Collected data

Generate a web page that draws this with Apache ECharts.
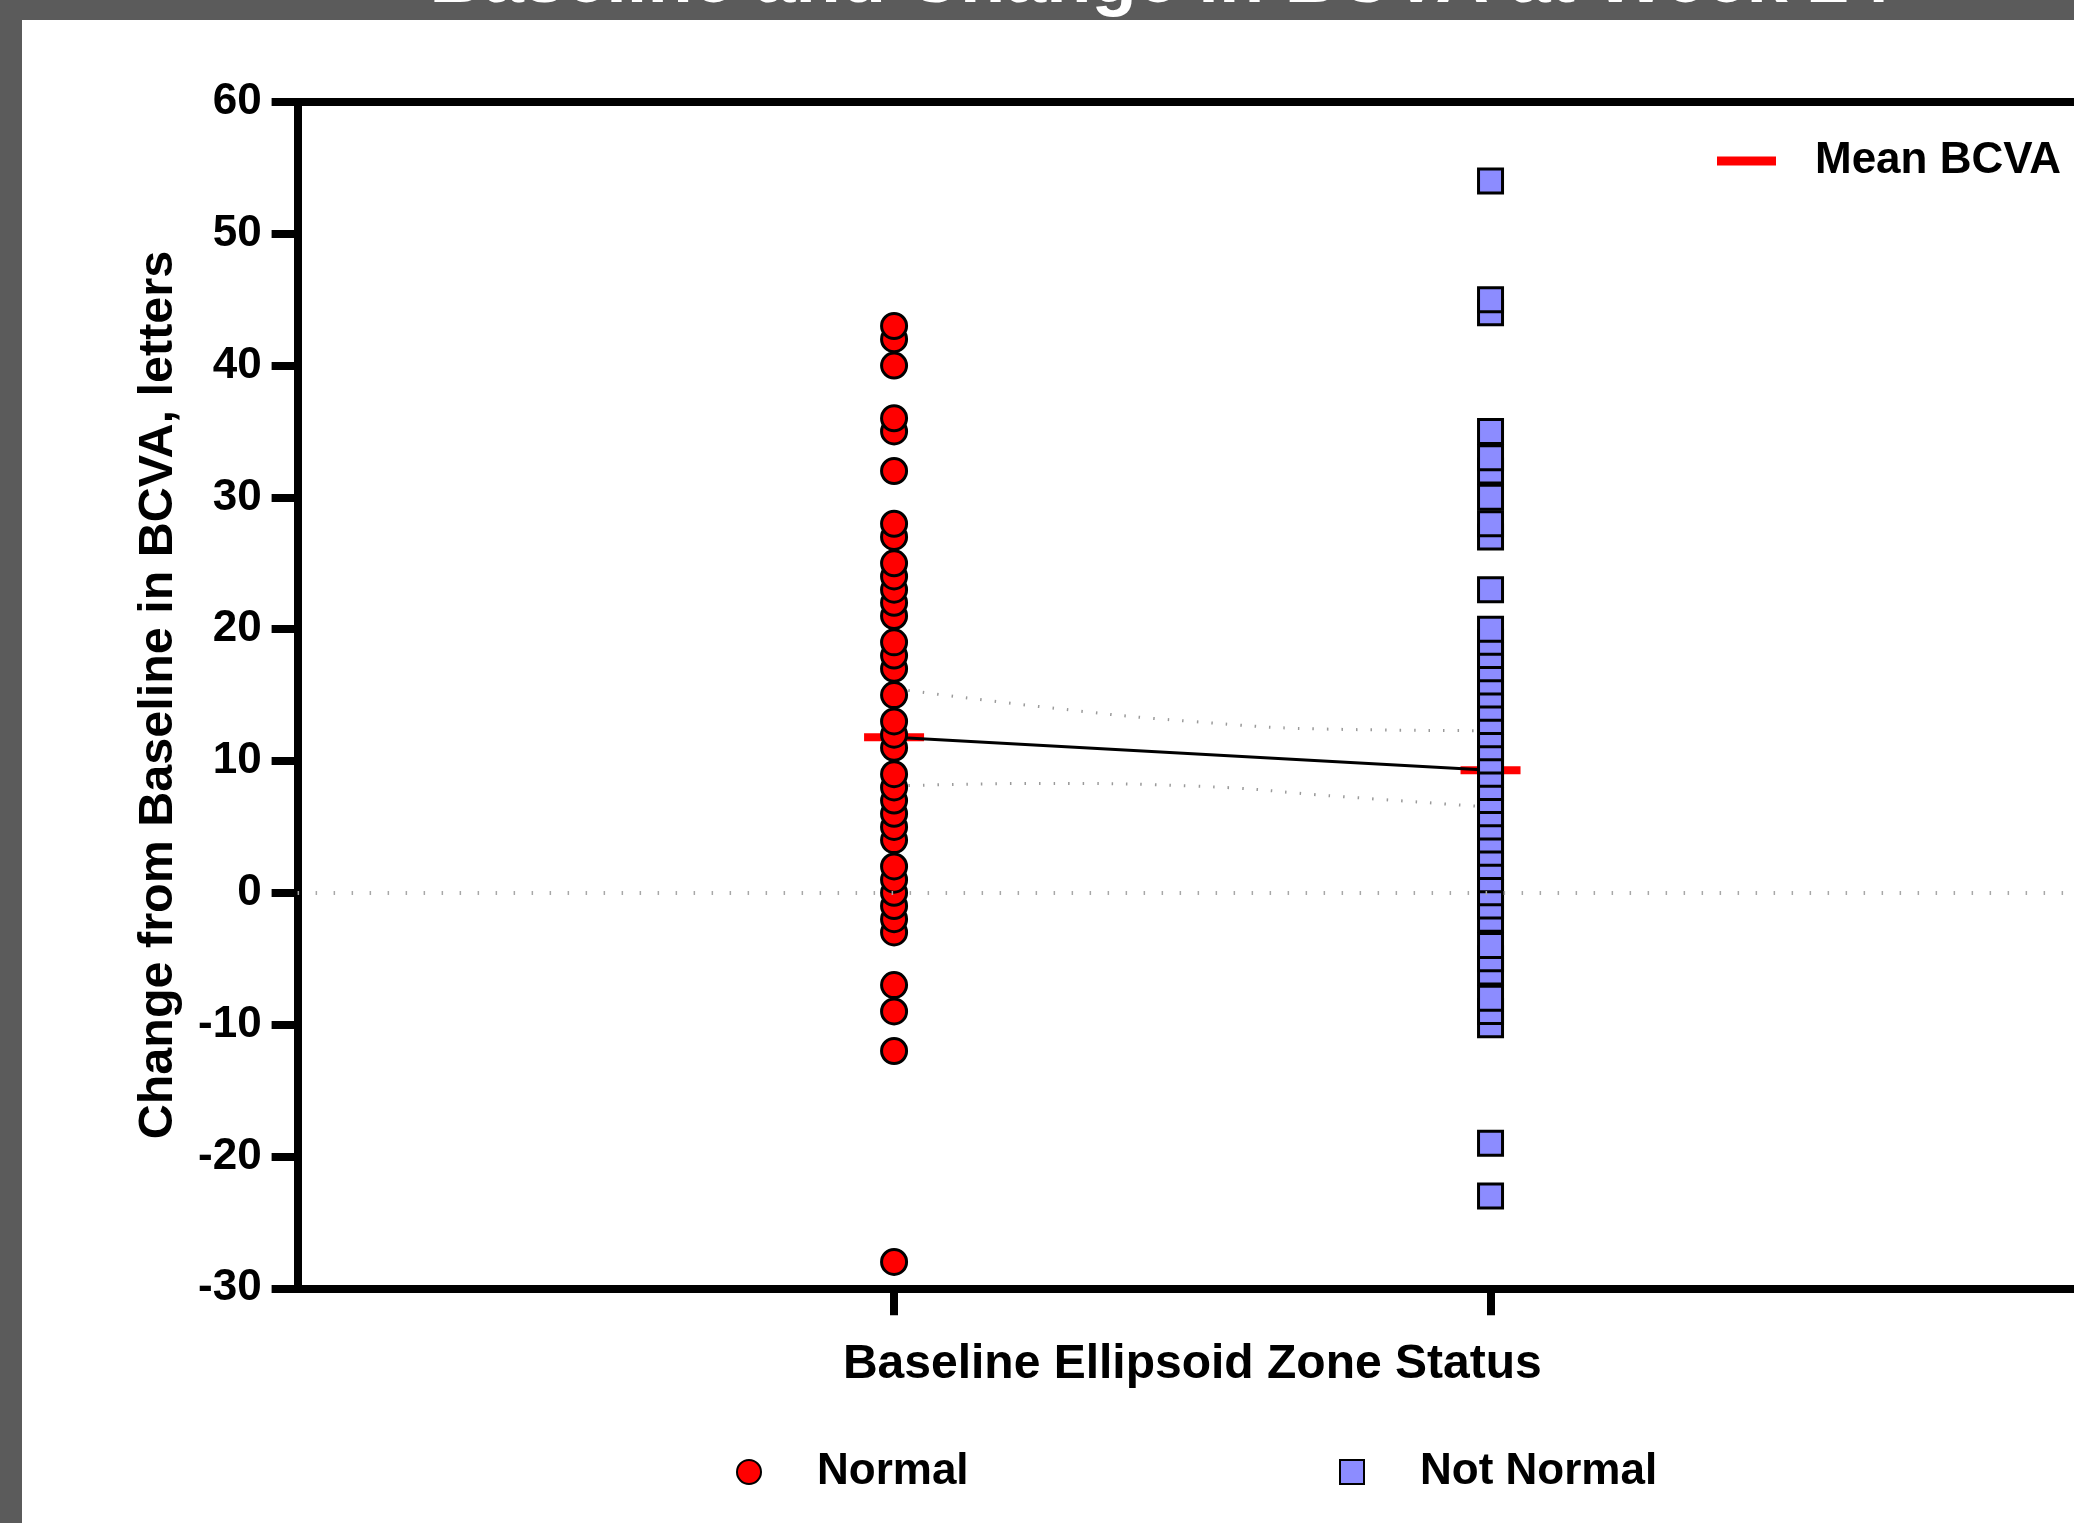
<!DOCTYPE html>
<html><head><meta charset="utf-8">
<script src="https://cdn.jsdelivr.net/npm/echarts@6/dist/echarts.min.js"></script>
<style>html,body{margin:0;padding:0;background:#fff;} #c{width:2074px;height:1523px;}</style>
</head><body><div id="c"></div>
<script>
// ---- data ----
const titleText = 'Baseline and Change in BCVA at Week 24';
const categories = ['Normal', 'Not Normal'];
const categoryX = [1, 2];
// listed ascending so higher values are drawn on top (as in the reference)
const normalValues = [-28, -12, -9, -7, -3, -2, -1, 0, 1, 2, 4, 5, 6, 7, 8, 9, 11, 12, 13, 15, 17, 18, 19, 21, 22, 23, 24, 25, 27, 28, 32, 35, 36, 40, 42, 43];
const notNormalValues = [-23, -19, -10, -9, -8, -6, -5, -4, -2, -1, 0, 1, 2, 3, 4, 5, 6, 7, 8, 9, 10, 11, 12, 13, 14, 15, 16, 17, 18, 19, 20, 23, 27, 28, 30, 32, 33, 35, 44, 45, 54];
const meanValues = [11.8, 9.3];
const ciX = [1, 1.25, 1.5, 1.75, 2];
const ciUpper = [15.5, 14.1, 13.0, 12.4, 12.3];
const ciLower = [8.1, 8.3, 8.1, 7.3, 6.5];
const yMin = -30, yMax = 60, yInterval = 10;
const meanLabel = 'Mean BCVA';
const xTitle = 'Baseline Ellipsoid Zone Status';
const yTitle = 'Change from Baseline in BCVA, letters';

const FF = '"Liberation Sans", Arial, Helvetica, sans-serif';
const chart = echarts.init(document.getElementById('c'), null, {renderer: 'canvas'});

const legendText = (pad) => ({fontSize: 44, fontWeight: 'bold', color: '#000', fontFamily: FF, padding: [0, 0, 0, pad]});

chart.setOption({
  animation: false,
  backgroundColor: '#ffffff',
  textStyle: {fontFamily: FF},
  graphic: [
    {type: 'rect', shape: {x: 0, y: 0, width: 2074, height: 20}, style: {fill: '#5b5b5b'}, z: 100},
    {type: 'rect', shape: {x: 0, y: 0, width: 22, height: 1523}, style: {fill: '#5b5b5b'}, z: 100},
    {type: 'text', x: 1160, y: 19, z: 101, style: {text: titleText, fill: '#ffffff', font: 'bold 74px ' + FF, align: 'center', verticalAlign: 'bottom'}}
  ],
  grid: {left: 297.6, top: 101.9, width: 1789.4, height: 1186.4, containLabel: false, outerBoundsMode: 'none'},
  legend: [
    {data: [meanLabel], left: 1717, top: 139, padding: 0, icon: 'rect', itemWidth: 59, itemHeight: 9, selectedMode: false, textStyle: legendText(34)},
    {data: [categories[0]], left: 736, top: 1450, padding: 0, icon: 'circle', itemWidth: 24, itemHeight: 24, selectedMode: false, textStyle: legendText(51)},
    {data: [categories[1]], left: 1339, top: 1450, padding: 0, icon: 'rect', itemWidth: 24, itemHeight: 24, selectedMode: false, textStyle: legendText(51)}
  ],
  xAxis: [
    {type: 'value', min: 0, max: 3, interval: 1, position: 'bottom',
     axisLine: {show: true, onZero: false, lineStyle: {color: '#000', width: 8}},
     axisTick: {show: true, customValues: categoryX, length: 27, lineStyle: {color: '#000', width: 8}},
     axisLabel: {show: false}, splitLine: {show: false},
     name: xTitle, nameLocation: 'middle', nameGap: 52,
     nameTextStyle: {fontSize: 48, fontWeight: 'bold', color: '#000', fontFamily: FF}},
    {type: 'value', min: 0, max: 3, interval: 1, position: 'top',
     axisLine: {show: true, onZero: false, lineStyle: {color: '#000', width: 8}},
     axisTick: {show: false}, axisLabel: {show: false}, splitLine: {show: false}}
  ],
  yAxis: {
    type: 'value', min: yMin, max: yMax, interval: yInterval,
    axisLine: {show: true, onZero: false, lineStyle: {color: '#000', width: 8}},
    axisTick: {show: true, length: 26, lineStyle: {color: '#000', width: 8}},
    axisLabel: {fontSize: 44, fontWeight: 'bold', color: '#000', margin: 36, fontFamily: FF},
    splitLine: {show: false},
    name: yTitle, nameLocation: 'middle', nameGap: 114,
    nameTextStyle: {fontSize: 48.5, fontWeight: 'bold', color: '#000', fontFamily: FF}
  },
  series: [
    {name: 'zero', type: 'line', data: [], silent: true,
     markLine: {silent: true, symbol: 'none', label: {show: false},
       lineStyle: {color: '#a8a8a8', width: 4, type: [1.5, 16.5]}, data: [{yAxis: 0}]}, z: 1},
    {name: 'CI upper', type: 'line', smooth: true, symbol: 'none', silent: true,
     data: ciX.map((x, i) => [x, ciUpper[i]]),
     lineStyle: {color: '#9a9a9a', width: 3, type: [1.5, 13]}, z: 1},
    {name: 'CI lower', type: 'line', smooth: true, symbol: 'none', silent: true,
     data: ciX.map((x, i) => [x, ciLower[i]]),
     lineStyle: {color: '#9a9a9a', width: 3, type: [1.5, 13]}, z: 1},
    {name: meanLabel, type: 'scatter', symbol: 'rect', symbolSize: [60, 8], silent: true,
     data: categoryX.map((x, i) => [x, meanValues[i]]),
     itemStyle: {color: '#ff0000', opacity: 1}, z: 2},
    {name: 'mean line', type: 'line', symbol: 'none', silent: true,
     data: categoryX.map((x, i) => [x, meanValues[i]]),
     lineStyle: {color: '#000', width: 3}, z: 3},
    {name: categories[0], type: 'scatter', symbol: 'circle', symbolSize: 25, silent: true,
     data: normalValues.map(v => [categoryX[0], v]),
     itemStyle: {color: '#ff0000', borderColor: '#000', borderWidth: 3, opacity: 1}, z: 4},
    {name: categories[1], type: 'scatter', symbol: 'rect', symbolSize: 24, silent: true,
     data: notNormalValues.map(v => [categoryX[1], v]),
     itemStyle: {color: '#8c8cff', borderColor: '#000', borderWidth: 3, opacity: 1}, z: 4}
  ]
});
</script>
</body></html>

Written problem
Repeat the listing above exactly, with no pictures.

Solution to this task
Generate a web page that draws this with Apache ECharts.
<!DOCTYPE html>
<html><head><meta charset="utf-8">
<script src="https://cdn.jsdelivr.net/npm/echarts@6/dist/echarts.min.js"></script>
<style>html,body{margin:0;padding:0;background:#fff;} #c{width:2074px;height:1523px;}</style>
</head><body><div id="c"></div>
<script>
// ---- data ----
const titleText = 'Baseline and Change in BCVA at Week 24';
const categories = ['Normal', 'Not Normal'];
const categoryX = [1, 2];
// listed ascending so higher values are drawn on top (as in the reference)
const normalValues = [-28, -12, -9, -7, -3, -2, -1, 0, 1, 2, 4, 5, 6, 7, 8, 9, 11, 12, 13, 15, 17, 18, 19, 21, 22, 23, 24, 25, 27, 28, 32, 35, 36, 40, 42, 43];
const notNormalValues = [-23, -19, -10, -9, -8, -6, -5, -4, -2, -1, 0, 1, 2, 3, 4, 5, 6, 7, 8, 9, 10, 11, 12, 13, 14, 15, 16, 17, 18, 19, 20, 23, 27, 28, 30, 32, 33, 35, 44, 45, 54];
const meanValues = [11.8, 9.3];
const ciX = [1, 1.25, 1.5, 1.75, 2];
const ciUpper = [15.5, 14.1, 13.0, 12.4, 12.3];
const ciLower = [8.1, 8.3, 8.1, 7.3, 6.5];
const yMin = -30, yMax = 60, yInterval = 10;
const meanLabel = 'Mean BCVA';
const xTitle = 'Baseline Ellipsoid Zone Status';
const yTitle = 'Change from Baseline in BCVA, letters';

const FF = '"Liberation Sans", Arial, Helvetica, sans-serif';
const chart = echarts.init(document.getElementById('c'), null, {renderer: 'canvas'});

const legendText = (pad) => ({fontSize: 44, fontWeight: 'bold', color: '#000', fontFamily: FF, padding: [0, 0, 0, pad]});

chart.setOption({
  animation: false,
  backgroundColor: '#ffffff',
  textStyle: {fontFamily: FF},
  graphic: [
    {type: 'rect', shape: {x: 0, y: 0, width: 2074, height: 20}, style: {fill: '#5b5b5b'}, z: 100},
    {type: 'rect', shape: {x: 0, y: 0, width: 22, height: 1523}, style: {fill: '#5b5b5b'}, z: 100},
    {type: 'text', x: 1160, y: 19, z: 101, style: {text: titleText, fill: '#ffffff', font: 'bold 74px ' + FF, align: 'center', verticalAlign: 'bottom'}}
  ],
  grid: {left: 297.6, top: 101.9, width: 1789.4, height: 1186.4, containLabel: false, outerBoundsMode: 'none'},
  legend: [
    {data: [meanLabel], left: 1717, top: 139, padding: 0, icon: 'rect', itemWidth: 59, itemHeight: 9, selectedMode: false, textStyle: legendText(34)},
    {data: [categories[0]], left: 736, top: 1450, padding: 0, icon: 'circle', itemWidth: 24, itemHeight: 24, selectedMode: false, textStyle: legendText(51)},
    {data: [categories[1]], left: 1339, top: 1450, padding: 0, icon: 'rect', itemWidth: 24, itemHeight: 24, selectedMode: false, textStyle: legendText(51)}
  ],
  xAxis: [
    {type: 'value', min: 0, max: 3, interval: 1, position: 'bottom',
     axisLine: {show: true, onZero: false, lineStyle: {color: '#000', width: 8}},
     axisTick: {show: true, customValues: categoryX, length: 27, lineStyle: {color: '#000', width: 8}},
     axisLabel: {show: false}, splitLine: {show: false},
     name: xTitle, nameLocation: 'middle', nameGap: 52,
     nameTextStyle: {fontSize: 48, fontWeight: 'bold', color: '#000', fontFamily: FF}},
    {type: 'value', min: 0, max: 3, interval: 1, position: 'top',
     axisLine: {show: true, onZero: false, lineStyle: {color: '#000', width: 8}},
     axisTick: {show: false}, axisLabel: {show: false}, splitLine: {show: false}}
  ],
  yAxis: {
    type: 'value', min: yMin, max: yMax, interval: yInterval,
    axisLine: {show: true, onZero: false, lineStyle: {color: '#000', width: 8}},
    axisTick: {show: true, length: 26, lineStyle: {color: '#000', width: 8}},
    axisLabel: {fontSize: 44, fontWeight: 'bold', color: '#000', margin: 36, fontFamily: FF},
    splitLine: {show: false},
    name: yTitle, nameLocation: 'middle', nameGap: 114,
    nameTextStyle: {fontSize: 48.5, fontWeight: 'bold', color: '#000', fontFamily: FF}
  },
  series: [
    {name: 'zero', type: 'line', data: [], silent: true,
     markLine: {silent: true, symbol: 'none', label: {show: false},
       lineStyle: {color: '#a8a8a8', width: 4, type: [1.5, 16.5]}, data: [{yAxis: 0}]}, z: 1},
    {name: 'CI upper', type: 'line', smooth: true, symbol: 'none', silent: true,
     data: ciX.map((x, i) => [x, ciUpper[i]]),
     lineStyle: {color: '#9a9a9a', width: 3, type: [1.5, 13]}, z: 1},
    {name: 'CI lower', type: 'line', smooth: true, symbol: 'none', silent: true,
     data: ciX.map((x, i) => [x, ciLower[i]]),
     lineStyle: {color: '#9a9a9a', width: 3, type: [1.5, 13]}, z: 1},
    {name: meanLabel, type: 'scatter', symbol: 'rect', symbolSize: [60, 8], silent: true,
     data: categoryX.map((x, i) => [x, meanValues[i]]),
     itemStyle: {color: '#ff0000', opacity: 1}, z: 2},
    {name: 'mean line', type: 'line', symbol: 'none', silent: true,
     data: categoryX.map((x, i) => [x, meanValues[i]]),
     lineStyle: {color: '#000', width: 3}, z: 3},
    {name: categories[0], type: 'scatter', symbol: 'circle', symbolSize: 25, silent: true,
     data: normalValues.map(v => [categoryX[0], v]),
     itemStyle: {color: '#ff0000', borderColor: '#000', borderWidth: 3, opacity: 1}, z: 4},
    {name: categories[1], type: 'scatter', symbol: 'rect', symbolSize: 24, silent: true,
     data: notNormalValues.map(v => [categoryX[1], v]),
     itemStyle: {color: '#8c8cff', borderColor: '#000', borderWidth: 3, opacity: 1}, z: 4}
  ]
});
</script>
</body></html>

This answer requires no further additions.